Mas nem tudo correu bem nesta história. Houve ocasiões, nesse 5.º ano e no 6.º ano que se lhe seguiu, em que o Paulinho voltou a faltar às aulas e a mãe a não aparecer com facilidade às chamadas da diretora de turma. Quando vinha, mostrava-se pouco firme, como no ano em que o filho tinha reprovado. E foi assim que a diretora de turma começou a pedir comprovativos dos motivos apresentados para as justificações das faltas e a injustificá-las quando eles não eram apresentados. A esta estratégia adicionou-se a colaboração do Presidente do Conselho Executivo (CE) que se prontificou a atender a encarregada de educação e o aluno com a diretora de turma, para tentar responsabilizá-los mais pela assiduidade. Com estes altos e baixos, o Paulo lá passou para o 6.º ano.
Era uma vez um Paulinho que, no 6.º ano, já não era tão gordinho e estava cada vez mais "elegante". Apesar de já se sentir completamente bem na turma e de continuar a receber todos os apoios do ano anterior, de vez em quando lá faltava e os 'de vez em quando' começaram a aumentar. Nem a injustificação das faltas estava a parecer impedir o retrocesso. Conversas da diretora de turma e da psicóloga com ele deram a conhecer uma família desestruturada, com um pai desempregado e agressivo e uma mãe que trabalhava excessivamente, ficando os mimos do Paulo repartidos por ela (num tempo escasso) e pelos avós maternos (que viviam longe). Paulo gostava de se refugiar na casa deles e, por isso, faltava às aulas, a ponto de, mais uma vez, estar em riscos de perder o ano por faltas. Nova reunião da diretora de turma e do presidente do CE com a mãe e o aluno serviu para lhes mostrar a retenção à vista, mas também a possibilidade de passagem, se o Conselho Pedagógico o aprovasse, após um parecer favorável do CT. O sonho do Paulo era tirar um curso profissional. Ele queria ser eletricista. Nesta conversa, os problemas familiares do Paulo foram tidos em conta e foram propostas algumas possibilidades de apoio pela escola. Foi mostrado, a mãe e filho, que a passagem de ano precisava agora de ser uma conquista, que implicava a ausência de qualquer falta injustificada. Mãe e filho choraram, mas sentiram-se apoiados e perceberam que a dureza da aplicação da lei, com a injustificação das faltas, apenas visava ajudar o Paulo a alcançar o seu sonho.
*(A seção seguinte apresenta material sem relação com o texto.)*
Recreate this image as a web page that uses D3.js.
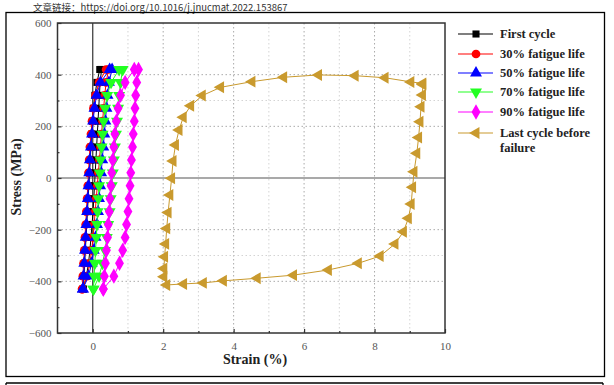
<!DOCTYPE html>
<html><head><meta charset="utf-8">
<script src="https://cdn.jsdelivr.net/npm/d3@7"></script>
<style>body{margin:0;background:#fff}svg{display:block}</style>
</head><body>
<svg id="c" width="614" height="385"></svg>
<script>
// ---------- data ----------
const stressLevels = [-430,-380,-330,-280,-230,-180,-130,-80,-30,20,70,120,170,220,270,320,370,420];
// strain (%) on the lower-right (unloading) branch and the upper-left (loading) branch at each stress level
const firstRight = [-0.27,-0.18,-0.12,-0.08,-0.05,-0.02,0.01,0.03,0.05,0.07,0.09,0.11,0.13,0.15,0.17,0.19,0.21,0.25];
const firstLeft  = [-0.27,-0.25,-0.23,-0.21,-0.19,-0.17,-0.15,-0.13,-0.11,-0.09,-0.07,-0.05,-0.03,-0.01,0.02,0.06,0.12,0.20];
const f30Right = [-0.30,-0.16,-0.08,-0.03,0.01,0.04,0.07,0.10,0.13,0.16,0.19,0.22,0.25,0.28,0.31,0.34,0.38,0.45];
const f30Left  = [-0.30,-0.28,-0.26,-0.24,-0.22,-0.20,-0.18,-0.16,-0.14,-0.12,-0.10,-0.08,-0.05,-0.02,0.02,0.08,0.18,0.38];
const f50Right = [-0.28,-0.12,-0.03,0.03,0.08,0.12,0.15,0.18,0.21,0.24,0.27,0.30,0.33,0.36,0.39,0.42,0.46,0.55];
const f50Left  = [-0.28,-0.26,-0.24,-0.22,-0.20,-0.18,-0.16,-0.14,-0.12,-0.10,-0.08,-0.05,-0.02,0.01,0.05,0.11,0.22,0.48];
const f70Right = [0.02,0.18,0.28,0.35,0.40,0.44,0.48,0.51,0.54,0.57,0.60,0.63,0.66,0.69,0.72,0.75,0.79,0.85];
const f70Left  = [0.02,0.04,0.06,0.08,0.10,0.12,0.14,0.16,0.18,0.20,0.22,0.25,0.28,0.31,0.35,0.41,0.52,0.75];
const f90Right = [0.30,0.60,0.76,0.85,0.92,0.96,1.00,1.03,1.06,1.08,1.10,1.13,1.15,1.18,1.20,1.22,1.25,1.30];
const f90Left  = [0.30,0.33,0.36,0.39,0.42,0.44,0.47,0.49,0.52,0.54,0.57,0.60,0.63,0.67,0.72,0.79,0.92,1.18];
// last cycle before failure, in drawing order
const lastStrain = [9.37,9.03,8.30,7.45,6.41,5.42,4.52,3.63,3.11,2.78,2.57,2.45,2.35,2.28,2.24,2.19,2.14,2.10,2.07,2.04,2.02,2.02,2.10,
  2.58,3.14,3.71,4.67,5.70,6.69,7.54,8.16,8.58,8.82,8.96,9.04,9.08,9.12,9.20,9.25,9.29,9.32,9.36,9.37];
const lastStress = [366,372,388,396,399,390,373,351,319,280,235,186,128,66,-1,-66,-134,-195,-255,-305,-350,-382,-414,
  -410,-406,-398,-388,-376,-356,-330,-302,-255,-208,-156,-101,-36,24,96,157,218,276,321,362];

const seriesNames = ["First cycle","30% fatigue life","50% fatigue life","70% fatigue life","90% fatigue life","Last cycle before failure"];
const seriesColors = ["#000000","#ff0000","#0000ff","#22ff22","#ff00ff","#c99a2e"];
const xTicks = [0,2,4,6,8,10];
const yTicks = [-600,-400,-200,0,200,400,600];
const caption = "文章链接：https://doi.org/10.1016/j.jnucmat.2022.153867";

// ---------- build ----------
function loop(right, left){
  const pts = stressLevels.map((s,i)=>({x:right[i], y:s}));
  for(let i=stressLevels.length-1;i>=0;i--) pts.push({x:left[i], y:stressLevels[i]});
  return pts;
}
const series = [
  {pts:loop(firstRight,firstLeft), sym:d3.symbolSquare, size:50, rot:0},
  {pts:loop(f30Right,f30Left), sym:d3.symbolCircle, size:60, rot:0},
  {pts:loop(f50Right,f50Left), sym:d3.symbolTriangle, size:62, rot:0},
  {pts:loop(f70Right,f70Left), sym:d3.symbolTriangle, size:62, rot:180},
  {pts:loop(f90Right,f90Left), sym:d3.symbolDiamond, size:68, rot:0},
  {pts:lastStrain.map((v,i)=>({x:v,y:lastStress[i]})), sym:d3.symbolTriangle, size:62, rot:-90}
];
series.forEach((s,i)=>{s.name=seriesNames[i]; s.color=seriesColors[i];});

const svg = d3.select("#c");
const L=57.5, R=445, T=23, B=333;
const x = d3.scaleLinear().domain([-1,10]).range([L,R]);
const y = d3.scaleLinear().domain([-600,600]).range([B,T]);

// caption and outer boxes
svg.append("text").attr("x",33).attr("y",11.2).attr("font-family","Noto Sans CJK SC").attr("font-size",9.5)
  .attr("fill","#333").text(caption);
svg.append("rect").attr("x",6).attr("y",12.5).attr("width",598.5).attr("height",364).attr("fill","none").attr("stroke","#000").attr("stroke-width",1.3);
svg.append("line").attr("x1",6).attr("x2",603).attr("y1",383).attr("y2",383).attr("stroke","#000").attr("stroke-width",1.3);
svg.append("line").attr("x1",6).attr("x2",6).attr("y1",383).attr("y2",385).attr("stroke","#000").attr("stroke-width",1.3);
svg.append("line").attr("x1",603).attr("x2",603).attr("y1",383).attr("y2",385).attr("stroke","#000").attr("stroke-width",1.3);

// grid
const g = svg.append("g");
d3.range(1,10).forEach(v=>{
  g.append("line").attr("x1",x(v)).attr("x2",x(v)).attr("y1",T).attr("y2",B)
   .attr("stroke", v%2===0?"#aaa":"#d4d4d4").attr("stroke-width",1).attr("stroke-dasharray","1.5,2.5");
});
[-400,-300,-200,200,300,400].forEach(v=>{
  g.append("line").attr("x1",L).attr("x2",R).attr("y1",y(v)).attr("y2",y(v))
   .attr("stroke", Math.abs(v)===300?"#d4d4d4":"#aaa").attr("stroke-width",1).attr("stroke-dasharray","1.5,2.5");
});
// zero lines
g.append("line").attr("x1",x(0)).attr("x2",x(0)).attr("y1",T).attr("y2",B).attr("stroke","#444").attr("stroke-width",1.3);
g.append("line").attr("x1",L).attr("x2",R).attr("y1",y(0)).attr("y2",y(0)).attr("stroke","#555").attr("stroke-width",1.2);

// axes
const xAxis = svg.append("g").attr("transform",`translate(0,${B})`)
  .call(d3.axisBottom(x).tickValues(xTicks).tickSizeInner(-4).tickSizeOuter(0).tickPadding(9));
const xMinor = svg.append("g").attr("transform",`translate(0,${B})`)
  .call(d3.axisBottom(x).tickValues([1,3,5,7,9]).tickSizeInner(-2).tickSizeOuter(0).tickFormat(""));
const yAxis = svg.append("g").attr("transform",`translate(${L},0)`)
  .call(d3.axisLeft(y).tickValues(yTicks).tickSizeInner(-4).tickSizeOuter(0).tickPadding(6));
const yMinor = svg.append("g").attr("transform",`translate(${L},0)`)
  .call(d3.axisLeft(y).tickValues([-500,-300,-100,100,300,500]).tickSizeInner(-2).tickSizeOuter(0).tickFormat(""));
[xAxis,xMinor,yAxis,yMinor].forEach(a=>{
  a.select(".domain").remove();
  a.selectAll("line").attr("stroke","#333").attr("stroke-width",1.2);
  a.selectAll("text").attr("font-family","Liberation Serif").attr("font-size",11).attr("fill","#555");
});
svg.append("rect").attr("x",L).attr("y",T).attr("width",R-L).attr("height",B-T).attr("fill","none").attr("stroke","#333").attr("stroke-width",1.5);

// axis titles
svg.append("text").attr("x",255).attr("y",364).attr("text-anchor","middle").attr("font-family","Liberation Serif")
  .attr("font-weight","bold").attr("font-size",14).attr("fill","#222").text("Strain (%)");
svg.append("text").attr("transform","translate(21,177) rotate(-90)").attr("text-anchor","middle").attr("font-family","Liberation Serif")
  .attr("font-weight","bold").attr("font-size",14).attr("fill","#222").text("Stress (MPa)");

// series
const line = d3.line().x(d=>x(d.x)).y(d=>y(d.y));
series.forEach(s=>{
  const sg = svg.append("g");
  sg.append("path").attr("d",line(s.pts)).attr("fill","none").attr("stroke",s.color).attr("stroke-width",1);
  sg.selectAll("path.m").data(s.pts).enter().append("path").attr("class","m")
    .attr("d",d3.symbol().type(s.sym).size(s.size))
    .attr("transform",d=>`translate(${x(d.x)},${y(d.y)}) rotate(${s.rot})`)
    .attr("fill",s.color);
});

// legend
const lg = svg.append("g");
const rowsY = [34,54,73,92,112,133];
series.forEach((s,i)=>{
  const yy = rowsY[i];
  lg.append("line").attr("x1",458).attr("x2",493).attr("y1",yy).attr("y2",yy).attr("stroke",s.color).attr("stroke-width",1.2);
  lg.append("path").attr("d",d3.symbol().type(s.sym).size(s.size)).attr("transform",`translate(476,${yy}) rotate(${s.rot})`).attr("fill",s.color);
  const t = lg.append("text").attr("x",500).attr("y",yy+4).attr("font-family","Liberation Serif").attr("font-weight","bold")
    .attr("font-size",12.5).attr("fill","#222");
  if(i===5){
    t.text("Last cycle before");
    lg.append("text").attr("x",500).attr("y",yy+19).attr("font-family","Liberation Serif").attr("font-weight","bold")
      .attr("font-size",12.5).attr("fill","#222").text("failure");
  } else t.text(s.name);
});
</script>
</body></html>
E a história acabou bem. Não tem o fim tradicional dos contos de fadas, mas tem um fim adequado a uma história de um menino/adolescente, com uma vida difícil, que lutou e foi apoiado na sua luta, chegou ao fim do ano com sucesso e, no ano seguinte, conseguiu ingressar no curso profissional pretendido. Logo que o conseguiu, telefonou para a escola a dar a boa nova à diretora de turma e à psicóloga.
Moral da história:
1. Por trás dos problemas manifestados por cada aluno, há uma história de vida que é necessário conhecer para se definir uma estratégia de intervenção adequada e eficaz.
2. É importante mobilizar os recursos existentes e adequados a cada caso.
3. É fundamental tentar conseguir o apoio e a colaboração da família, que, muitas vezes, como neste caso, implica a formação dos próprios pais.
4. É importante fazer uso dos instrumentos legais existentes e adequados a cada situação, não de uma maneira cega, mas rigorosa, pedagógica e intencional.
Sabemos, por experiência, que nem todas as histórias têm este final feliz. Mas vale a pena lutar por ele e nunca desistir.